╭─ Record extracts

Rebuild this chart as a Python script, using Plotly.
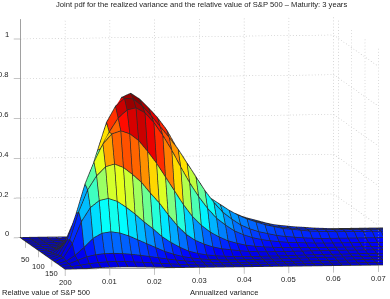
import plotly.graph_objects as go

title_text = "Joint pdf for the realized variance and the relative value of S&amp;P 500 – Maturity: 3 years"
x_label = "Annualized variance"
y_label = "Relative value of S&amp;P 500"

variance = [round(0.002 * c, 3) for c in range(41)]
relative_value = [200, 190, 180, 170, 160, 150, 140, 130, 120, 110, 100, 90, 80, 70, 60, 50, 40, 30]

row_200 = [0,.0005,.002,.004,.006,.007,.008,.008,.007,.006,.005,.004,.003,.002,.002,.001,.001,.001,.001,.001,.001,.001,.001,.001,.001,.001,.001,.001,.001,.001,.001,.001,.001,.001,.001,.001,.001,.001,.001,.001,.001]
row_190 = [0,.003,.01,.017,.022,.025,.026,.025,.023,.02,.017,.014,.011,.008,.006,.004,.003,.002,.002,.002,.002,.002,.002,.002,.003,.003,.003,.003,.003,.004,.004,.004,.004,.004,.005,.005,.005,.005,.005,.005,.005]
row_180 = [0,.008,.025,.042,.052,.057,.058,.056,.052,.046,.04,.033,.026,.02,.015,.011,.008,.006,.005,.004,.004,.004,.004,.005,.005,.006,.006,.007,.007,.008,.008,.009,.009,.01,.01,.011,.011,.011,.011,.011,.011]
row_170 = [0,.012,.04,.08,.125,.15,.157,.15,.135,.115,.095,.075,.055,.04,.028,.02,.015,.011,.009,.008,.008,.008,.008,.009,.009,.01,.011,.012,.013,.014,.014,.015,.015,.016,.016,.016,.016,.016,.016,.016,.016]
row_160 = [0,.02,.09,.2,.27,.305,.315,.3,.27,.235,.195,.16,.12,.09,.065,.045,.033,.025,.02,.017,.015,.014,.014,.014,.015,.015,.016,.017,.018,.019,.02,.02,.02,.021,.021,.021,.022,.022,.022,.022,.022]
row_150 = [0,.02,.1,.24,.35,.42,.465,.478,.46,.425,.385,.33,.28,.22,.165,.12,.09,.07,.055,.045,.04,.034,.03,.028,.027,.027,.027,.028,.028,.029,.029,.03,.03,.03,.03,.03,.03,.03,.03,.03,.03]
row_140 = [0,.015,.09,.22,.37,.48,.57,.62,.635,.62,.585,.53,.47,.4,.33,.26,.2,.155,.12,.095,.075,.062,.052,.046,.042,.04,.038,.037,.036,.036,.036,.036,.036,.036,.036,.037,.037,.037,.037,.037,.037]
row_130 = [0,.01,.065,.17,.31,.43,.535,.62,.69,.73,.74,.715,.665,.6,.525,.44,.36,.29,.23,.18,.145,.115,.095,.08,.07,.063,.058,.054,.052,.05,.049,.048,.048,.048,.048,.048,.048,.048,.048,.048,.048]
row_120 = [0,.006,.04,.12,.24,.38,.52,.66,.74,.78,.775,.74,.69,.635,.58,.52,.45,.38,.31,.25,.2,.165,.135,.115,.1,.09,.08,.074,.07,.066,.064,.062,.062,.062,.062,.062,.062,.062,.062,.062,.062]
row_110 = [0,.003,.02,.07,.16,.28,.42,.56,.7,.775,.795,.765,.72,.67,.61,.53,.44,.36,.3,.26,.23,.2,.175,.155,.14,.125,.115,.105,.1,.095,.09,.088,.086,.085,.085,.085,.085,.085,.085,.085,.085]
row_100 = [0,.001,.01,.035,.09,.17,.28,.42,.57,.67,.735,.745,.72,.675,.61,.52,.415,.35,.3,.26,.225,.195,.17,.15,.13,.12,.11,.103,.098,.093,.09,.088,.087,.086,.085,.085,.085,.085,.085,.085,.085]
row_90 = [0,0,.004,.015,.04,.09,.15,.22,.3,.38,.45,.52,.57,.6,.585,.52,.42,.355,.307,.263,.224,.195,.17,.15,.13,.12,.11,.103,.098,.093,.09,.086,.084,.082,.08,.08,.08,.08,.08,.08,.08]
row_80 = [0,0,.002,.007,.02,.05,.09,.14,.2,.26,.32,.37,.405,.425,.425,.41,.38,.34,.295,.255,.22,.19,.165,.145,.13,.118,.105,.095,.088,.082,.078,.075,.073,.072,.072,.072,.072,.072,.072,.072,.072]
row_70 = [0,0,.001,.003,.008,.02,.04,.065,.095,.13,.165,.2,.225,.245,.255,.255,.245,.23,.21,.19,.17,.15,.13,.115,.1,.09,.082,.076,.072,.068,.065,.064,.063,.063,.063,.063,.063,.063,.063,.063,.063]
row_60 = [0,0,0,.001,.003,.007,.015,.027,.042,.06,.08,.1,.115,.128,.135,.14,.14,.135,.13,.12,.11,.1,.09,.08,.072,.066,.062,.059,.057,.055,.054,.053,.053,.053,.053,.053,.053,.053,.053,.053,.053]
row_50 = [0,0,0,0,.001,.002,.005,.009,.015,.022,.03,.038,.045,.05,.055,.058,.06,.06,.06,.058,.056,.054,.052,.05,.049,.048,.046,.045,.044,.043,.043,.043,.043,.043,.043,.043,.043,.043,.043,.043,.043]
row_40 = [0,0,0,0,0,.001,.001,.003,.005,.007,.01,.012,.015,.017,.02,.022,.024,.025,.026,.027,.027,.028,.028,.028,.029,.029,.03,.03,.03,.03,.03,.03,.03,.03,.03,.03,.03,.03,.03,.03,.03]
row_30 = [0,0,0,0,0,0,0,.001,.001,.002,.003,.003,.004,.005,.005,.006,.006,.007,.007,.008,.008,.008,.009,.009,.01,.011,.012,.013,.014,.015,.016,.017,.018,.018,.018,.018,.018,.018,.018,.018,.018]

pdf_rows = [row_200,row_190,row_180,row_170,row_160,row_150,row_140,row_130,row_120,row_110,row_100,row_90,row_80,row_70,row_60,row_50,row_40,row_30]

x_ticks = [0.01,0.02,0.03,0.04,0.05,0.06,0.07]
y_ticks = [50,100,150,200]
y_label_shift = [-18,-16,-14,-13]
z_ticks = [0,0.2,0.4,0.6,0.8,1]
x_limit, y_back, y_front, z_top = 0.07, 32, 200, 1.1

n_y, n_x = len(relative_value), len(variance)
vx, vy, vz = [], [], []
for r in range(n_y):
    for c in range(n_x):
        vx.append(variance[c]); vy.append(relative_value[r]); vz.append(pdf_rows[r][c])
I, J, K, cell = [], [], [], []
for r in range(n_y-1):
    for c in range(n_x-1):
        a = r*n_x+c; b = a+1; d = a+n_x; e = d+1
        I += [a, a]; J += [b, e]; K += [e, d]
        cell += [pdf_rows[r+1][c]]*2

jet = [[0,'#0000d8'],[.07,'#0000ff'],[.375,'#00ffff'],[.625,'#ffff00'],[.875,'#ff0000'],[1,'#800000']]
fig = go.Figure()
fig.add_trace(go.Mesh3d(x=vx,y=vy,z=vz,i=I,j=J,k=K,intensity=cell,intensitymode='cell',
    colorscale=jet,cmin=0,cmax=0.8,showscale=False,flatshading=True,
    lighting=dict(ambient=1,diffuse=0,specular=0,roughness=1,fresnel=0),hoverinfo='skip'))

# mesh edges, nudged a hair toward the viewer so that they sit in front of the faces
dx, dy, dz = -0.00018, 3.0, 0.0028
lx, ly, lz = [], [], []
for r in range(n_y):
    lx += [v+dx for v in variance]+[None]; ly += [relative_value[r]+dy]*n_x+[None]; lz += [v+dz for v in pdf_rows[r]]+[None]
for c in range(n_x):
    lx += [variance[c]+dx]*n_y+[None]; ly += [v+dy for v in relative_value]+[None]; lz += [pdf_rows[r][c]+dz for r in range(n_y)]+[None]
fig.add_trace(go.Scatter3d(x=lx,y=ly,z=lz,mode='lines',line=dict(color='#2a2a2a',width=1.5),hoverinfo='skip',showlegend=False))

# dotted walls: each wall line is a row of short dashes
def dotted(a, b, n):
    px, py, pz = [], [], []
    for t in range(n):
        for s in (t/n, (t+0.3)/n):
            px.append(a[0]+(b[0]-a[0])*s); py.append(a[1]+(b[1]-a[1])*s); pz.append(a[2]+(b[2]-a[2])*s)
        px.append(None); py.append(None); pz.append(None)
    return px, py, pz
gx, gy, gz = [], [], []
def add(a, b, n):
    p = dotted(a, b, n); gx.extend(p[0]); gy.extend(p[1]); gz.extend(p[2])
for v in z_ticks:
    add((0,y_back,v),(x_limit,y_back,v),100)
    add((x_limit,y_back,v),(x_limit,y_front,v),18)
for v in x_ticks:
    add((v,y_back,0),(v,y_back,z_top),70)
for v in y_ticks:
    add((x_limit,v,0),(x_limit,v,z_top),70)
fig.add_trace(go.Scatter3d(x=gx,y=gy,z=gz,mode='lines',line=dict(color='#b0b0b0',width=1),hoverinfo='skip',showlegend=False))

# solid axis lines
fig.add_trace(go.Scatter3d(x=[0,0,0,x_limit],y=[y_back,y_back,y_front,y_front],z=[z_top,0,0,0],mode='lines',
    line=dict(color='#444444',width=1),hoverinfo='skip',showlegend=False))

# tick marks
tx, ty, tz = [], [], []
for v in x_ticks:
    tx += [v,v,None]; ty += [y_front,y_front,None]; tz += [0,-0.034,None]
for v in y_ticks:
    tx += [0,0,None]; ty += [v,v,None]; tz += [0,-0.034,None]
for v in z_ticks:
    tx += [0,-0.0015,None]; ty += [y_back,y_back,None]; tz += [v,v,None]
fig.add_trace(go.Scatter3d(x=tx,y=ty,z=tz,mode='lines',line=dict(color='#8a8a8a',width=1),hoverinfo='skip',showlegend=False))

font = dict(family='Liberation Sans',size=7.6,color='#222')
tick_anns = []
for v in z_ticks:
    tick_anns.append(dict(x=0,y=y_back,z=v,text=f"{v:g}",showarrow=False,xanchor='right',xshift=-9,yshift=4,font=font))
for v in x_ticks:
    tick_anns.append(dict(x=v,y=y_front,z=0,text=f"{v:g}",showarrow=False,yshift=-13,font=font))
for v, s in zip(y_ticks, y_label_shift):
    tick_anns.append(dict(x=0,y=v,z=0,text=str(v),showarrow=False,yshift=s,font=font))

axis_common = dict(showbackground=False,showgrid=False,zeroline=False,showline=False,ticks='',showticklabels=False,
    title=dict(text=''),showspikes=False)
cx, cz = -0.183, -0.02
fig.update_layout(
    width=390,height=299,margin=dict(l=0,r=0,t=0,b=0),paper_bgcolor='white',showlegend=False,
    title=dict(text=title_text,x=0.517,xanchor='center',y=0.995,yanchor='top',font=font),
    scene=dict(domain=dict(x=[0,383/390],y=[0,1]),aspectmode='manual',aspectratio=dict(x=2.464,y=2.284,z=1.523),
        camera=dict(projection=dict(type='orthographic'),eye=dict(x=-0.4+cx,y=-2.97,z=0.285+cz),center=dict(x=cx,y=0,z=cz),up=dict(x=0,y=0,z=1)),
        xaxis=dict(axis_common,range=[-0.0016,0.08]),
        yaxis=dict(axis_common,range=[203.2,32]),
        zaxis=dict(axis_common,range=[-0.04,1.1]),
        annotations=tick_anns),
    annotations=[dict(text=y_label,x=0,y=0,xref='paper',yref='paper',xanchor='left',yanchor='bottom',showarrow=False,font=font),
                 dict(text=x_label,x=0.575,y=0,xref='paper',yref='paper',xanchor='center',yanchor='bottom',showarrow=False,font=font)])
fig.write_html("out.html", post_script="document.body.style.margin='0';", config=dict(displayModeBar=False))
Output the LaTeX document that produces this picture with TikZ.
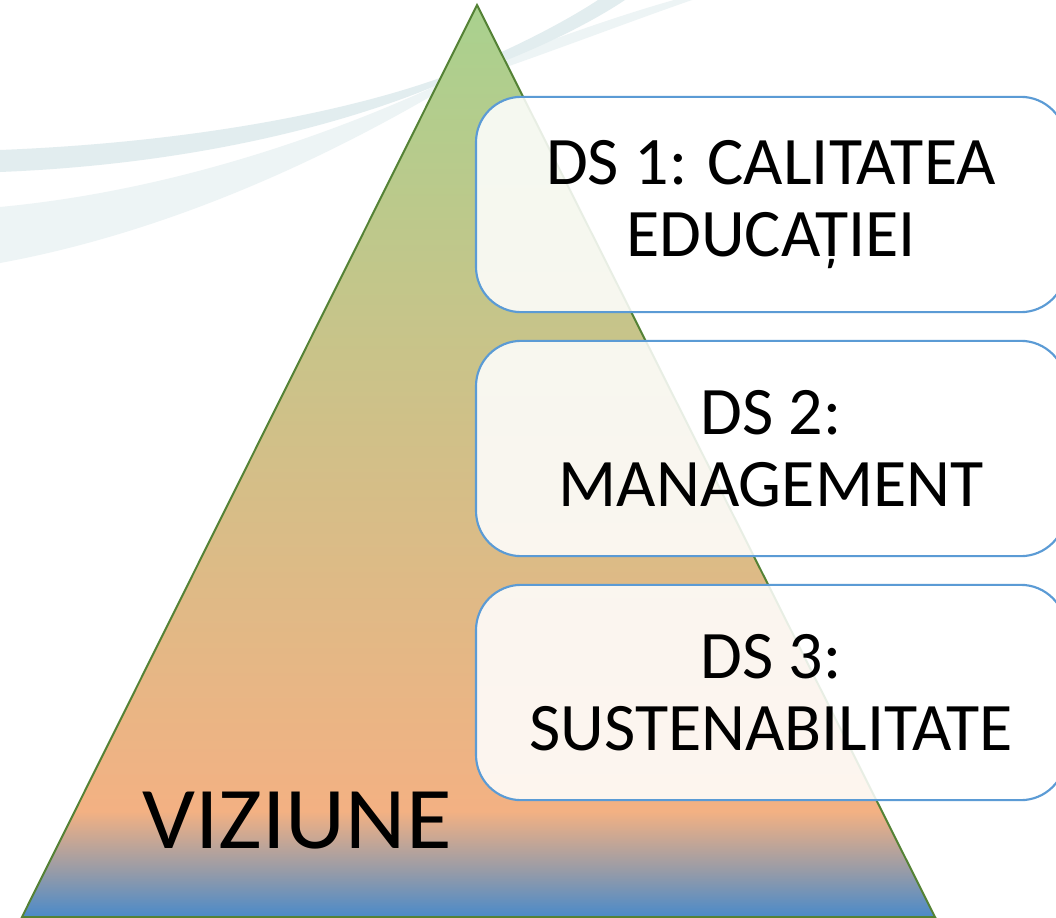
\documentclass[tikz,border=0pt]{standalone}
\usepackage{fontspec}
\setmainfont{Carlito}
\definecolor{swA}{RGB}{226,237,239}
\definecolor{swB}{RGB}{237,244,245}
\definecolor{trib}{RGB}{74,138,201}
\definecolor{trig}{RGB}{150,155,168}
\definecolor{trio}{RGB}{243,177,131}
\definecolor{trigr}{RGB}{169,209,142}
\definecolor{triline}{RGB}{84,130,53}
\definecolor{boxline}{RGB}{91,155,213}
\pgfdeclareverticalshading{pyr}{100bp}{color(0bp)=(trib); color(25bp)=(trib); color(27.5bp)=(trig); color(30.8bp)=(trio); color(75bp)=(trigr); color(100bp)=(trigr)}
\tikzset{
  dsbox/.style={draw=boxline, line width=1.6pt, rounded corners=34pt, fill=white, fill opacity=0.87, text opacity=1,
    minimum width=442.5pt, minimum height=161.5pt, align=center, inner sep=0pt,
    font=\fontsize{51}{54}\selectfont},
  pyrstyle/.style={draw=triline, line width=1.5pt, shading=pyr},
}
\begin{document}
\begin{tikzpicture}[x=0.75pt,y=-0.75pt]
\useasboundingbox (0,0) rectangle (1056,917);
\clip (0,0) rectangle (1056,917);
\fill[white] (0,0) rectangle (1056,917);
% background swooshes
\fill[swB] (0,207) .. controls (180,190) and (340,130) .. (440,84)
  .. controls (520,50) and (610,18) .. (674,0) -- (692,0)
  .. controls (620,25) and (530,60) .. (445,88)
  .. controls (340,150) and (180,230) .. (0,263) -- cycle;
\fill[swA] (0,150) .. controls (200,142) and (350,110) .. (440,78)
  .. controls (500,55) and (560,25) .. (598,0) -- (625,0)
  .. controls (580,30) and (510,62) .. (440,84)
  .. controls (350,122) and (200,164) .. (0,172) -- cycle;
% pyramid
\path[pyrstyle] (477,5) coordinate (apex) -- (935,917) coordinate (br) -- (22,917) coordinate (bl) -- cycle;
\node (viz) [anchor=base, font=\fontsize{66}{70}\selectfont, xscale=1.06] at (297,848) {VIZIUNE};
% boxes
\node (ds1) [dsbox] at (771,204.5) {DS 1: CALITATEA\\EDUCAȚIEI};
\node (ds2) [dsbox] at (771,448.5) {DS 2:\\MANAGEMENT};
\node (ds3) [dsbox] at (771,692.5) {DS 3:\\SUSTENABILITATE};
\end{tikzpicture}
\end{document}
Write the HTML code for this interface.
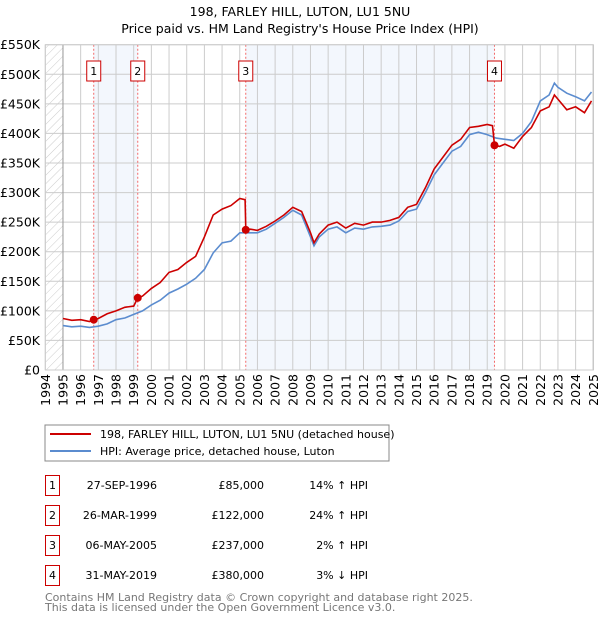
<!DOCTYPE html>
<html><head><meta charset="utf-8">
<style>
body{margin:0;background:#fff;width:600px;height:620px;overflow:hidden;font-family:"Liberation Sans","DejaVu Sans",sans-serif}
svg text{font-family:"DejaVu Sans","Liberation Sans",sans-serif}
</style></head><body>
<svg id="c" width="600" height="620" viewBox="0 0 600 620">
<defs><pattern id="hatch" width="6" height="6" patternUnits="userSpaceOnUse" patternTransform="rotate(45)"><line x1="0" y1="0" x2="0" y2="6" stroke="#ccc" stroke-width="1"/></pattern></defs>
<text x="300" y="16" text-anchor="middle" font-size="12.5">198, FARLEY HILL, LUTON, LU1 5NU</text>
<text x="300" y="33" text-anchor="middle" font-size="12.5">Price paid vs. HM Land Registry's House Price Index (HPI)</text>
<g id="plot"></g>
<rect x="45" y="425" width="344" height="36" fill="#fff" stroke="#888"/>
<line x1="50" y1="434" x2="91" y2="434" stroke="#cc0000" stroke-width="2"/>
<text x="100" y="438" font-size="11">198, FARLEY HILL, LUTON, LU1 5NU (detached house)</text>
<line x1="50" y1="451" x2="91" y2="451" stroke="#5b8ccf" stroke-width="2"/>
<text x="100" y="455" font-size="11">HPI: Average price, detached house, Luton</text>
<g id="table" font-size="11"></g>
<text x="45" y="601" font-size="11" fill="#777">Contains HM Land Registry data © Crown copyright and database right 2025.</text>
<text x="45" y="611" font-size="11" fill="#777">This data is licensed under the Open Government Licence v3.0.</text>
</svg>
<script>
const yTicks=[0,50,100,150,200,250,300,350,400,450,500,550];
const yTickLabels=["£0","£50K","£100K","£150K","£200K","£250K","£300K","£350K","£400K","£450K","£500K","£550K"];
const years=[1994,1995,1996,1997,1998,1999,2000,2001,2002,2003,2004,2005,2006,2007,2008,2009,2010,2011,2012,2013,2014,2015,2016,2017,2018,2019,2020,2021,2022,2023,2024,2025];
const hpiDates=[1995,1995.5,1996,1996.5,1997,1997.5,1998,1998.5,1999,1999.5,2000,2000.5,2001,2001.5,2002,2002.5,2003,2003.5,2004,2004.5,2005,2005.5,2006,2006.5,2007,2007.5,2008,2008.5,2009,2009.2,2009.5,2010,2010.5,2011,2011.5,2012,2012.5,2013,2013.5,2014,2014.5,2015,2015.5,2016,2016.5,2017,2017.5,2018,2018.5,2019,2019.5,2020,2020.5,2021,2021.5,2022,2022.5,2022.8,2023,2023.5,2024,2024.5,2024.9];
const hpiValues=[75,73,74,72,74,78,85,88,94,100,110,118,130,137,145,155,170,198,215,218,232,232,232,238,248,258,270,262,225,210,225,238,242,232,240,238,242,243,245,252,268,272,300,330,350,370,378,398,402,398,392,390,388,400,420,455,465,485,478,468,462,455,470];
const priceDates=[1995,1995.5,1996,1996.5,1996.74,1997,1997.5,1998,1998.5,1999,1999.23,1999.5,2000,2000.5,2001,2001.5,2002,2002.5,2003,2003.5,2004,2004.5,2005,2005.3,2005.34,2005.6,2006,2006.5,2007,2007.5,2008,2008.5,2009,2009.2,2009.5,2010,2010.5,2011,2011.5,2012,2012.5,2013,2013.5,2014,2014.5,2015,2015.5,2016,2016.5,2017,2017.5,2018,2018.5,2019,2019.3,2019.41,2019.7,2020,2020.5,2021,2021.5,2022,2022.5,2022.8,2023,2023.5,2024,2024.5,2024.9];
const priceValues=[87,84,85,82,85,87,95,100,106,108,122,125,138,148,165,170,182,192,225,262,272,278,290,288,237,238,236,243,252,262,275,268,232,215,230,245,250,240,248,245,250,250,253,258,275,280,308,340,360,380,390,410,412,415,413,380,378,382,375,395,410,438,445,465,458,440,445,435,455];
const saleLabels=["1","2","3","4"];
const saleDates=[1996.74,1999.23,2005.34,2019.41];
const salePrices=[85,122,237,380];
const saleDateText=["27-SEP-1996","26-MAR-1999","06-MAY-2005","31-MAY-2019"];
const salePriceText=["£85,000","£122,000","£237,000","£380,000"];
const saleHpiText=["14% ↑ HPI","24% ↑ HPI","2% ↑ HPI","3% ↓ HPI"];

const NS="http://www.w3.org/2000/svg";
const X0=45.3,X1=593.3,Y0=370,Y1=44.7;
const xs=t=>X0+(t-1994)*(X1-X0)/31;
const ys=v=>Y0-(v/550)*(Y0-Y1);
const plot=document.getElementById('plot');
function mk(tag,attrs,parent){const e=document.createElementNS(NS,tag);for(const k in attrs)e.setAttribute(k,attrs[k]);(parent||plot).appendChild(e);return e;}
let e;
e=mk('rect',{x:X0,y:Y1,width:X1-X0,height:Y0-Y1,fill:'#fff'});


e=mk('rect',{x:xs(saleDates[0]),y:Y1,width:xs(saleDates[1])-xs(saleDates[0]),height:Y0-Y1,fill:'#eef3fc',opacity:0.7});


e=mk('rect',{x:xs(saleDates[2]),y:Y1,width:xs(saleDates[3])-xs(saleDates[2]),height:Y0-Y1,fill:'#eef3fc',opacity:0.7});


e=mk('rect',{x:X0,y:Y1,width:xs(1995)-X0,height:Y0-Y1,fill:'url(#hatch)'});


yTicks.forEach((v,i)=>{
 e=mk('line',{x1:X0,x2:X1,y1:ys(v),y2:ys(v),stroke:'#ccc','stroke-width':1});
 
 
 e=mk('text',{x:40,y:ys(v)+4.5,'text-anchor':'end','font-size':12.5});
 e.textContent=yTickLabels[i];
 
 
});
years.forEach(yr=>{
 e=mk('line',{x1:xs(yr),x2:xs(yr),y1:Y1,y2:Y0,stroke:'#ccc','stroke-width':1});
 
 
 e=mk('text',{x:0,y:0,'text-anchor':'end','font-size':12.5,transform:`translate(${xs(yr)+4.5},374) rotate(-90)`});
 e.textContent=yr;
 
 
});
e=mk('line',{x1:xs(1995),x2:xs(1995),y1:Y1,y2:Y0,stroke:'#999'});


e=mk('line',{x1:X1,x2:X1,y1:Y1,y2:Y0,stroke:'#999'});


saleDates.forEach((d,i)=>{
 e=mk('line',{x1:xs(d),x2:xs(d),y1:Y1,y2:Y0,stroke:'#f26a6a','stroke-dasharray':'2,2'});
 
 
});
const path=(D,V)=>D.map((d,i)=>(i?'L':'M')+xs(d).toFixed(1)+','+ys(V[i]).toFixed(1)).join('');
e=mk('path',{d:path(hpiDates,hpiValues),fill:'none',stroke:'#5b8ccf','stroke-width':1.6});


e=mk('path',{d:path(priceDates,priceValues),fill:'none',stroke:'#cc0000','stroke-width':1.6});


saleDates.forEach((d,i)=>{
 e=mk('circle',{cx:xs(d),cy:ys(salePrices[i]),r:4,fill:'#cc0000'});
 
 
 const bx=xs(d)-7;
 e=mk('rect',{x:bx,y:61,width:14,height:20,fill:'#fff',stroke:'#cc0000'});
 
 
 e=mk('text',{x:xs(d),y:75,'text-anchor':'middle','font-size':11});
 e.textContent=saleLabels[i];
 
 
});
e=mk('rect',{x:X0,y:Y1,width:X1-X0,height:Y0-Y1,fill:'none',stroke:'#ccc'});


const tbl=document.getElementById('table');
saleLabels.forEach((l,i)=>{
 const y=495+i*30;
 e=mk('rect',{x:45.5,y:y-19.5,width:14,height:20,fill:'#fff',stroke:'#cc0000'},tbl);
 
 
 e=mk('text',{x:52.5,y:y-6,'text-anchor':'middle'},tbl);e.textContent=l;
 
 
 e=mk('text',{x:157,y:y-6,'text-anchor':'end'},tbl);e.textContent=saleDateText[i];
 
 
 e=mk('text',{x:264,y:y-6,'text-anchor':'end'},tbl);e.textContent=salePriceText[i];
 
 
 e=mk('text',{x:368,y:y-6,'text-anchor':'end'},tbl);e.textContent=saleHpiText[i];
 
 
});
</script>
</body></html>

╰─

_Exercise objective_. Report how many lines in the listing above include the word "that". Give nothing but the number.

_Task result_. 2